Do this »
Repeat exactly the lines running from the first line of the data to the line containing "ax.spines['left'].set_zorder(4)", both ends included, and nothing else; drop the pictures.

Data block »
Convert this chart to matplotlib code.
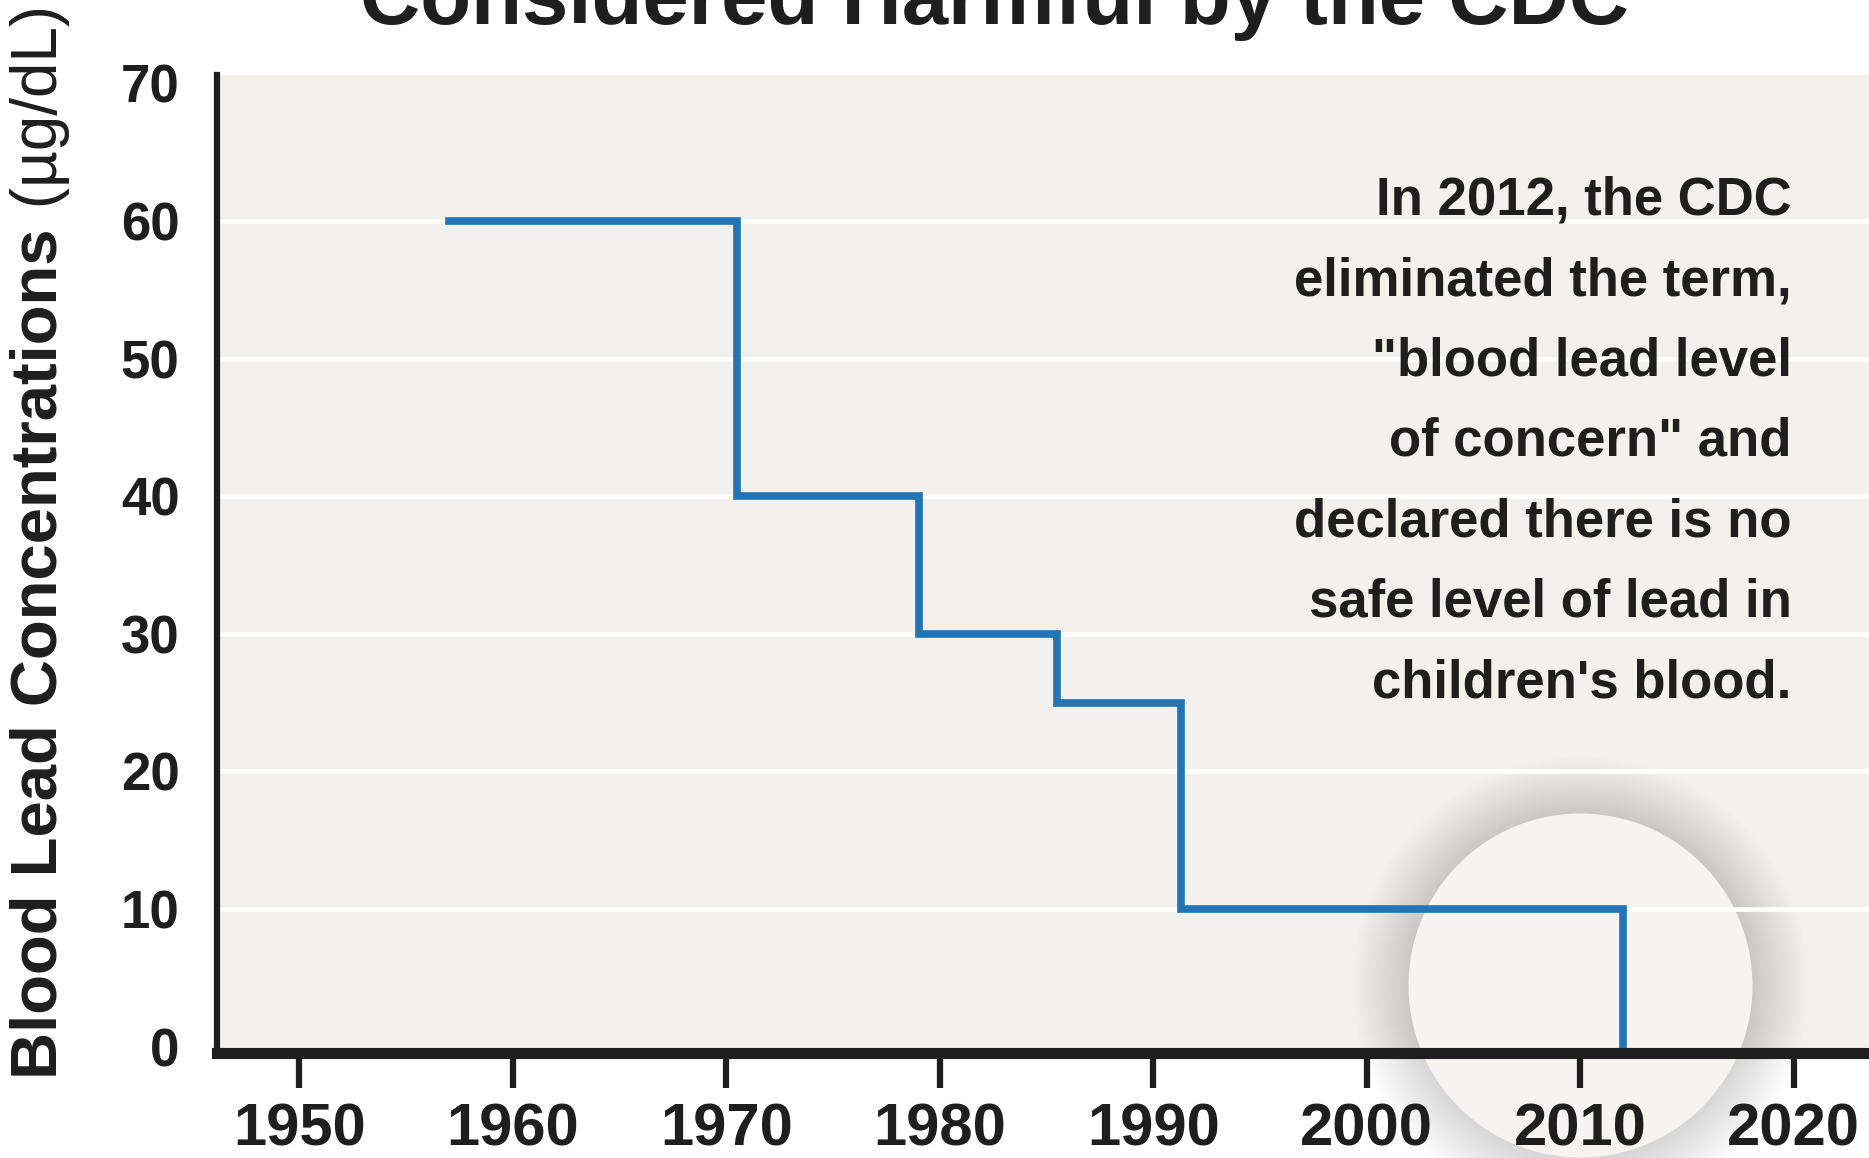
#!/usr/bin/env python3
"""Step chart: blood lead levels considered harmful by the CDC."""

import matplotlib
matplotlib.use('Agg')
import matplotlib.pyplot as plt

# data
change_years = [1957, 1970.5, 1979, 1985.5, 1991.3, 2012]
levels = [60, 40, 30, 25, 10, 0]
x_ticks = [1950, 1960, 1970, 1980, 1990, 2000, 2010, 2020]
y_ticks = [0, 10, 20, 30, 40, 50, 60, 70]
grid_levels = [10, 20, 30, 40, 50, 60]
highlight_year = 2010.0
highlight_level = 4.5

TITLE = "Considered Harmful by the CDC"
YLABEL_BOLD = "Blood Lead Concentrations"
YLABEL_UNIT = " (\u00b5g/dL)"
NOTE = ("In 2012, the CDC\n"
        "eliminated the term,\n"
        "\"blood lead level\n"
        "of concern\" and\n"
        "declared there is no\n"
        "safe level of lead in\n"
        "children's blood.")

FONT = ['Liberation Sans', 'DejaVu Sans']
BLUE = '#2274b5'
INK = '#1e1e1e'
PANEL = '#f3f1ee'

plt.rcParams['font.family'] = FONT

W, H, DPI = 1869, 1158, 100
fig = plt.figure(figsize=(W / DPI, H / DPI), dpi=DPI)
fig.patch.set_facecolor('white')

ax = fig.add_axes([217 / W, 0.0908, 1 - 217 / W, 0.8443])
ax.set_facecolor(PANEL)
ax.set_xlim(1946.14, 2023.52)
ax.set_ylim(-0.45, 70.6)

# soft shadowed disc around the 2012 drop
r_px = 172
r_pt = r_px * 72 / DPI
for i in range(20, 0, -1):
    d = i * 2.8 * 72 / DPI
    ax.scatter([highlight_year], [highlight_level], s=(2 * (r_pt + d)) ** 2,
               marker='o', color='#8a8680', alpha=0.017, linewidths=0,
               zorder=0.1, clip_on=False)
ax.scatter([highlight_year], [highlight_level], s=(2 * r_pt) ** 2,
           marker='o', color='#f5f4f1', linewidths=0, zorder=0.3, clip_on=False)

for lvl in grid_levels:
    ax.axhline(lvl, color='white', lw=3.4, zorder=0.6)

ax.plot(change_years, levels, drawstyle='steps-post', color=BLUE,
        lw=5.5, solid_joinstyle='miter', zorder=3)

for side in ('top', 'right'):
    ax.spines[side].set_visible(False)
ax.spines['bottom'].set_linewidth(8)
ax.spines['bottom'].set_color(INK)
ax.spines['left'].set_linewidth(4.5)
ax.spines['left'].set_color(INK)
ax.spines['bottom'].set_zorder(4)
ax.spines['left'].set_zorder(4)

ax.set_xticks(x_ticks)
ax.set_xticklabels([str(y) for y in x_ticks], fontsize=43, fontweight='bold',
                   color=INK)
ax.tick_params(axis='x', length=25, width=4.5, color=INK, pad=11)
ax.set_yticks(y_ticks)
ax.set_yticklabels([str(v) for v in y_ticks], fontsize=38, fontweight='bold',
                   color=INK)
ax.tick_params(axis='y', length=0, pad=27)

ax.text(2019.9, 63.3, NOTE, ha='right', va='top', multialignment='right',
        fontsize=38, fontweight='bold', color=INK, linespacing=1.78, zorder=5)

fig.text(0.532, 1 - 24 / H, TITLE, ha='center', va='baseline',
         fontsize=60, fontweight='bold', color=INK)

# y label: bold words + regular unit, stacked along the rotated axis
lab = fig.text(40 / W, 1 - 1079 / H, YLABEL_BOLD, rotation=90, ha='center',
               va='bottom', fontsize=47, fontweight='bold', color=INK)
fig.canvas.draw()
bb = lab.get_window_extent()
fig.text(40 / W, (bb.y1 + 2) / H, YLABEL_UNIT, rotation=90, ha='center',
         va='bottom', fontsize=46, color=INK)

fig.savefig('out.png', dpi=DPI, facecolor=fig.get_facecolor())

Expected answer »
Convert this chart to matplotlib code.
#!/usr/bin/env python3
"""Step chart: blood lead levels considered harmful by the CDC."""

import matplotlib
matplotlib.use('Agg')
import matplotlib.pyplot as plt

# data
change_years = [1957, 1970.5, 1979, 1985.5, 1991.3, 2012]
levels = [60, 40, 30, 25, 10, 0]
x_ticks = [1950, 1960, 1970, 1980, 1990, 2000, 2010, 2020]
y_ticks = [0, 10, 20, 30, 40, 50, 60, 70]
grid_levels = [10, 20, 30, 40, 50, 60]
highlight_year = 2010.0
highlight_level = 4.5

TITLE = "Considered Harmful by the CDC"
YLABEL_BOLD = "Blood Lead Concentrations"
YLABEL_UNIT = " (\u00b5g/dL)"
NOTE = ("In 2012, the CDC\n"
        "eliminated the term,\n"
        "\"blood lead level\n"
        "of concern\" and\n"
        "declared there is no\n"
        "safe level of lead in\n"
        "children's blood.")

FONT = ['Liberation Sans', 'DejaVu Sans']
BLUE = '#2274b5'
INK = '#1e1e1e'
PANEL = '#f3f1ee'

plt.rcParams['font.family'] = FONT

W, H, DPI = 1869, 1158, 100
fig = plt.figure(figsize=(W / DPI, H / DPI), dpi=DPI)
fig.patch.set_facecolor('white')

ax = fig.add_axes([217 / W, 0.0908, 1 - 217 / W, 0.8443])
ax.set_facecolor(PANEL)
ax.set_xlim(1946.14, 2023.52)
ax.set_ylim(-0.45, 70.6)

# soft shadowed disc around the 2012 drop
r_px = 172
r_pt = r_px * 72 / DPI
for i in range(20, 0, -1):
    d = i * 2.8 * 72 / DPI
    ax.scatter([highlight_year], [highlight_level], s=(2 * (r_pt + d)) ** 2,
               marker='o', color='#8a8680', alpha=0.017, linewidths=0,
               zorder=0.1, clip_on=False)
ax.scatter([highlight_year], [highlight_level], s=(2 * r_pt) ** 2,
           marker='o', color='#f5f4f1', linewidths=0, zorder=0.3, clip_on=False)

for lvl in grid_levels:
    ax.axhline(lvl, color='white', lw=3.4, zorder=0.6)

ax.plot(change_years, levels, drawstyle='steps-post', color=BLUE,
        lw=5.5, solid_joinstyle='miter', zorder=3)

for side in ('top', 'right'):
    ax.spines[side].set_visible(False)
ax.spines['bottom'].set_linewidth(8)
ax.spines['bottom'].set_color(INK)
ax.spines['left'].set_linewidth(4.5)
ax.spines['left'].set_color(INK)
ax.spines['bottom'].set_zorder(4)
ax.spines['left'].set_zorder(4)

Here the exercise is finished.